▸ Material provided:

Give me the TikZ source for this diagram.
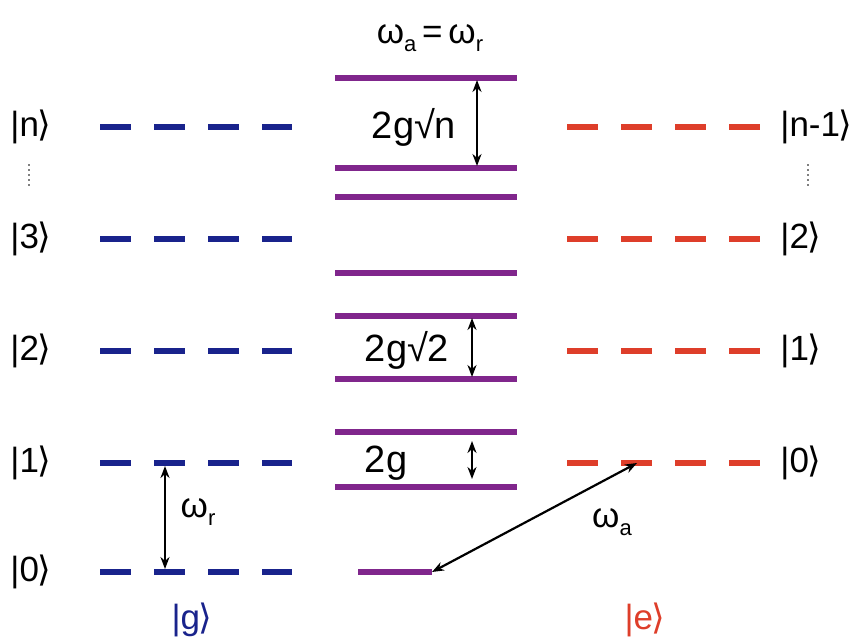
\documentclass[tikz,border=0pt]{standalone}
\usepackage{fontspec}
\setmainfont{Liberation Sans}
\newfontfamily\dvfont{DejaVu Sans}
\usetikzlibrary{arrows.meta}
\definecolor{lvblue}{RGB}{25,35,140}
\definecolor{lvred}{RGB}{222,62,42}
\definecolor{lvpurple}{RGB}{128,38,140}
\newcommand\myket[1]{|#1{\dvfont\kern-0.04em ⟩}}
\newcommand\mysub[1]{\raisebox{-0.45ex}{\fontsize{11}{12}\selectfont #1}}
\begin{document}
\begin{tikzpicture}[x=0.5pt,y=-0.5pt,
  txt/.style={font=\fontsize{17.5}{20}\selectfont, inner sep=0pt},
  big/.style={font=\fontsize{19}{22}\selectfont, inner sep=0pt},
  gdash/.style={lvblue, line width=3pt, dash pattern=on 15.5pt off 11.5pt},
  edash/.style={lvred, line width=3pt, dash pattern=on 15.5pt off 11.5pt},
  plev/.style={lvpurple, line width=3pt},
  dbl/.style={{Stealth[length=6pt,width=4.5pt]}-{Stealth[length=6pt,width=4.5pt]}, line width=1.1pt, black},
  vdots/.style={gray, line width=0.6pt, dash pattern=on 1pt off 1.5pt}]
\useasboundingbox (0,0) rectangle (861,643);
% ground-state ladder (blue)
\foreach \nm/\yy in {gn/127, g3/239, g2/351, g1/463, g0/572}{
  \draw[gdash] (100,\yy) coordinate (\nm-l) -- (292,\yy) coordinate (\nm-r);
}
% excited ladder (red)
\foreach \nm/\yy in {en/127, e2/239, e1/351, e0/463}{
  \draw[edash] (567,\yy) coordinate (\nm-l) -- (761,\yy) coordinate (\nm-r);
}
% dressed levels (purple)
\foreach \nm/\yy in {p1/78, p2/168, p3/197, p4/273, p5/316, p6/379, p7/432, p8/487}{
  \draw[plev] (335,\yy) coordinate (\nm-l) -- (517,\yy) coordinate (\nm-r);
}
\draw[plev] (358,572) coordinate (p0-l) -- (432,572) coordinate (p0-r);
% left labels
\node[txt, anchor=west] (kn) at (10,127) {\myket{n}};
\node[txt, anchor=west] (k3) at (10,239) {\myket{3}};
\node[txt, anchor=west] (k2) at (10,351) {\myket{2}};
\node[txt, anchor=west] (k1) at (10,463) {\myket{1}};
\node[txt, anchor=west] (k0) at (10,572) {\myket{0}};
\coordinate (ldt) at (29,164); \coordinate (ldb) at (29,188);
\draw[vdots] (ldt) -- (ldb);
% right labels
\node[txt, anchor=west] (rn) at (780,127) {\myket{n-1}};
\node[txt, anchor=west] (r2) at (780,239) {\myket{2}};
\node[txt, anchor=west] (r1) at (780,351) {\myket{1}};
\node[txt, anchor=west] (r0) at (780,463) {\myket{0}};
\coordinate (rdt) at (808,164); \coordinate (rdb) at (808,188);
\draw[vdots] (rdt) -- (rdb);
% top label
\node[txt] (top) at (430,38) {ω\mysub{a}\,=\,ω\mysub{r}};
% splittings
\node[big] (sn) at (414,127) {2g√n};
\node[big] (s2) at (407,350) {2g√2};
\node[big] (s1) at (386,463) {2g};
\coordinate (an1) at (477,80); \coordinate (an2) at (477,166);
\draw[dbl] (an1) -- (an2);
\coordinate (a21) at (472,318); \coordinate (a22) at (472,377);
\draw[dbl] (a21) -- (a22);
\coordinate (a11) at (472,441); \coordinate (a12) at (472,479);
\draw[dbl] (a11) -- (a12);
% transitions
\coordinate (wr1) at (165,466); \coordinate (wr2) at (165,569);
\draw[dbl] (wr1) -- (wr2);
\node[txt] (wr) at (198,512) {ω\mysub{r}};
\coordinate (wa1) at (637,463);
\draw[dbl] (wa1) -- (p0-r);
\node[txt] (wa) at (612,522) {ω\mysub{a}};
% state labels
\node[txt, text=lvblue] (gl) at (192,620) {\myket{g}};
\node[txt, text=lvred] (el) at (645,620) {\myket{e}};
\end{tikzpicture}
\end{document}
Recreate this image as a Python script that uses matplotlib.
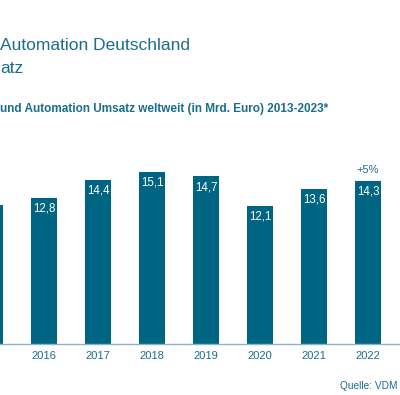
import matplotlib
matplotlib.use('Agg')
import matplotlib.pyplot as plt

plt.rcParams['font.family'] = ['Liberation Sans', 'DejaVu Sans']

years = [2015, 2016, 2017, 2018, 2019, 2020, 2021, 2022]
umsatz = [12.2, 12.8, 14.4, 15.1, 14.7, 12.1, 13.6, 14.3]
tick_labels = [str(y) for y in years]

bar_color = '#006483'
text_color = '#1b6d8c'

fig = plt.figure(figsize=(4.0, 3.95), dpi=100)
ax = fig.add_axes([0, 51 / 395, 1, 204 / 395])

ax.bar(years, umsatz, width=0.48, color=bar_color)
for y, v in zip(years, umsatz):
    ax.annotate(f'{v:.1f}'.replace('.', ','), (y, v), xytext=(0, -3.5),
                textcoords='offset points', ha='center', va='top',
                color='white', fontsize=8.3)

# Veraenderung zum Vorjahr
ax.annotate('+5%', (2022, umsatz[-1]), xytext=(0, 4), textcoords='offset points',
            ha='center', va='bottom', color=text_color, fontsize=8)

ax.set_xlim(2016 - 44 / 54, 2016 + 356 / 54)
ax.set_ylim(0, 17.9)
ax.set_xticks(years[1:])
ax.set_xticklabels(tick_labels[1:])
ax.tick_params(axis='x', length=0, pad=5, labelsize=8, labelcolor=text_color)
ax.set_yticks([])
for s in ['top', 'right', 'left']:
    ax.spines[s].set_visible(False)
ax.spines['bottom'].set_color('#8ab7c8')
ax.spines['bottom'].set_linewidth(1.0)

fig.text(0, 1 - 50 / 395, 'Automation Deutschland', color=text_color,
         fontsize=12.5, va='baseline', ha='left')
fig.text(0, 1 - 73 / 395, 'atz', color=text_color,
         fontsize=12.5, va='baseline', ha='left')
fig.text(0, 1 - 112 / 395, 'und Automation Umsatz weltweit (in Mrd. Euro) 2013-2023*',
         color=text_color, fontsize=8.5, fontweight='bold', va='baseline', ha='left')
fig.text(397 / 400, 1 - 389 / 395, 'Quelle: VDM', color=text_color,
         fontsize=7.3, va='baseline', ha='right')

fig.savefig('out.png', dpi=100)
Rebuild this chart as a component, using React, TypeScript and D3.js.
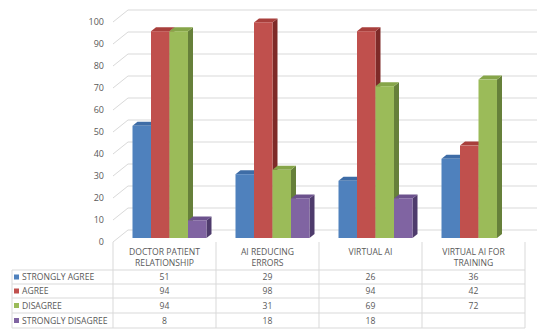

▸ What you have to do:
Skip every picture and transcribe the data above exactly.

▸ Complete output:
Give me the TikZ source for this diagram.
\documentclass[tikz,border=0pt]{standalone}
\usepackage{fontspec}
\setmainfont{Liberation Sans}
\newfontfamily\dvfont{DejaVu Sans}
\usetikzlibrary{arrows.meta}
\definecolor{lvblue}{RGB}{25,35,140}
\definecolor{lvred}{RGB}{222,62,42}
\definecolor{lvpurple}{RGB}{128,38,140}
\newcommand\myket[1]{|#1{\dvfont\kern-0.04em ⟩}}
\newcommand\mysub[1]{\raisebox{-0.45ex}{\fontsize{11}{12}\selectfont #1}}
\begin{document}
\begin{tikzpicture}[x=0.5pt,y=-0.5pt,
  txt/.style={font=\fontsize{17.5}{20}\selectfont, inner sep=0pt},
  big/.style={font=\fontsize{19}{22}\selectfont, inner sep=0pt},
  gdash/.style={lvblue, line width=3pt, dash pattern=on 15.5pt off 11.5pt},
  edash/.style={lvred, line width=3pt, dash pattern=on 15.5pt off 11.5pt},
  plev/.style={lvpurple, line width=3pt},
  dbl/.style={{Stealth[length=6pt,width=4.5pt]}-{Stealth[length=6pt,width=4.5pt]}, line width=1.1pt, black},
  vdots/.style={gray, line width=0.6pt, dash pattern=on 1pt off 1.5pt}]
\useasboundingbox (0,0) rectangle (861,643);
% ground-state ladder (blue)
\foreach \nm/\yy in {gn/127, g3/239, g2/351, g1/463, g0/572}{
  \draw[gdash] (100,\yy) coordinate (\nm-l) -- (292,\yy) coordinate (\nm-r);
}
% excited ladder (red)
\foreach \nm/\yy in {en/127, e2/239, e1/351, e0/463}{
  \draw[edash] (567,\yy) coordinate (\nm-l) -- (761,\yy) coordinate (\nm-r);
}
% dressed levels (purple)
\foreach \nm/\yy in {p1/78, p2/168, p3/197, p4/273, p5/316, p6/379, p7/432, p8/487}{
  \draw[plev] (335,\yy) coordinate (\nm-l) -- (517,\yy) coordinate (\nm-r);
}
\draw[plev] (358,572) coordinate (p0-l) -- (432,572) coordinate (p0-r);
% left labels
\node[txt, anchor=west] (kn) at (10,127) {\myket{n}};
\node[txt, anchor=west] (k3) at (10,239) {\myket{3}};
\node[txt, anchor=west] (k2) at (10,351) {\myket{2}};
\node[txt, anchor=west] (k1) at (10,463) {\myket{1}};
\node[txt, anchor=west] (k0) at (10,572) {\myket{0}};
\coordinate (ldt) at (29,164); \coordinate (ldb) at (29,188);
\draw[vdots] (ldt) -- (ldb);
% right labels
\node[txt, anchor=west] (rn) at (780,127) {\myket{n-1}};
\node[txt, anchor=west] (r2) at (780,239) {\myket{2}};
\node[txt, anchor=west] (r1) at (780,351) {\myket{1}};
\node[txt, anchor=west] (r0) at (780,463) {\myket{0}};
\coordinate (rdt) at (808,164); \coordinate (rdb) at (808,188);
\draw[vdots] (rdt) -- (rdb);
% top label
\node[txt] (top) at (430,38) {ω\mysub{a}\,=\,ω\mysub{r}};
% splittings
\node[big] (sn) at (414,127) {2g√n};
\node[big] (s2) at (407,350) {2g√2};
\node[big] (s1) at (386,463) {2g};
\coordinate (an1) at (477,80); \coordinate (an2) at (477,166);
\draw[dbl] (an1) -- (an2);
\coordinate (a21) at (472,318); \coordinate (a22) at (472,377);
\draw[dbl] (a21) -- (a22);
\coordinate (a11) at (472,441); \coordinate (a12) at (472,479);
\draw[dbl] (a11) -- (a12);
% transitions
\coordinate (wr1) at (165,466); \coordinate (wr2) at (165,569);
\draw[dbl] (wr1) -- (wr2);
\node[txt] (wr) at (198,512) {ω\mysub{r}};
\coordinate (wa1) at (637,463);
\draw[dbl] (wa1) -- (p0-r);
\node[txt] (wa) at (612,522) {ω\mysub{a}};
% state labels
\node[txt, text=lvblue] (gl) at (192,620) {\myket{g}};
\node[txt, text=lvred] (el) at (645,620) {\myket{e}};
\end{tikzpicture}
\end{document}
Recreate this image as a Python script that uses matplotlib.
import matplotlib
matplotlib.use('Agg')
import matplotlib.pyplot as plt

plt.rcParams['font.family'] = ['Liberation Sans', 'DejaVu Sans']

years = [2015, 2016, 2017, 2018, 2019, 2020, 2021, 2022]
umsatz = [12.2, 12.8, 14.4, 15.1, 14.7, 12.1, 13.6, 14.3]
tick_labels = [str(y) for y in years]

bar_color = '#006483'
text_color = '#1b6d8c'

fig = plt.figure(figsize=(4.0, 3.95), dpi=100)
ax = fig.add_axes([0, 51 / 395, 1, 204 / 395])

ax.bar(years, umsatz, width=0.48, color=bar_color)
for y, v in zip(years, umsatz):
    ax.annotate(f'{v:.1f}'.replace('.', ','), (y, v), xytext=(0, -3.5),
                textcoords='offset points', ha='center', va='top',
                color='white', fontsize=8.3)

# Veraenderung zum Vorjahr
ax.annotate('+5%', (2022, umsatz[-1]), xytext=(0, 4), textcoords='offset points',
            ha='center', va='bottom', color=text_color, fontsize=8)

ax.set_xlim(2016 - 44 / 54, 2016 + 356 / 54)
ax.set_ylim(0, 17.9)
ax.set_xticks(years[1:])
ax.set_xticklabels(tick_labels[1:])
ax.tick_params(axis='x', length=0, pad=5, labelsize=8, labelcolor=text_color)
ax.set_yticks([])
for s in ['top', 'right', 'left']:
    ax.spines[s].set_visible(False)
ax.spines['bottom'].set_color('#8ab7c8')
ax.spines['bottom'].set_linewidth(1.0)

fig.text(0, 1 - 50 / 395, 'Automation Deutschland', color=text_color,
         fontsize=12.5, va='baseline', ha='left')
fig.text(0, 1 - 73 / 395, 'atz', color=text_color,
         fontsize=12.5, va='baseline', ha='left')
fig.text(0, 1 - 112 / 395, 'und Automation Umsatz weltweit (in Mrd. Euro) 2013-2023*',
         color=text_color, fontsize=8.5, fontweight='bold', va='baseline', ha='left')
fig.text(397 / 400, 1 - 389 / 395, 'Quelle: VDM', color=text_color,
         fontsize=7.3, va='baseline', ha='right')

fig.savefig('out.png', dpi=100)
Rebuild this chart as a component, using React, TypeScript and D3.js.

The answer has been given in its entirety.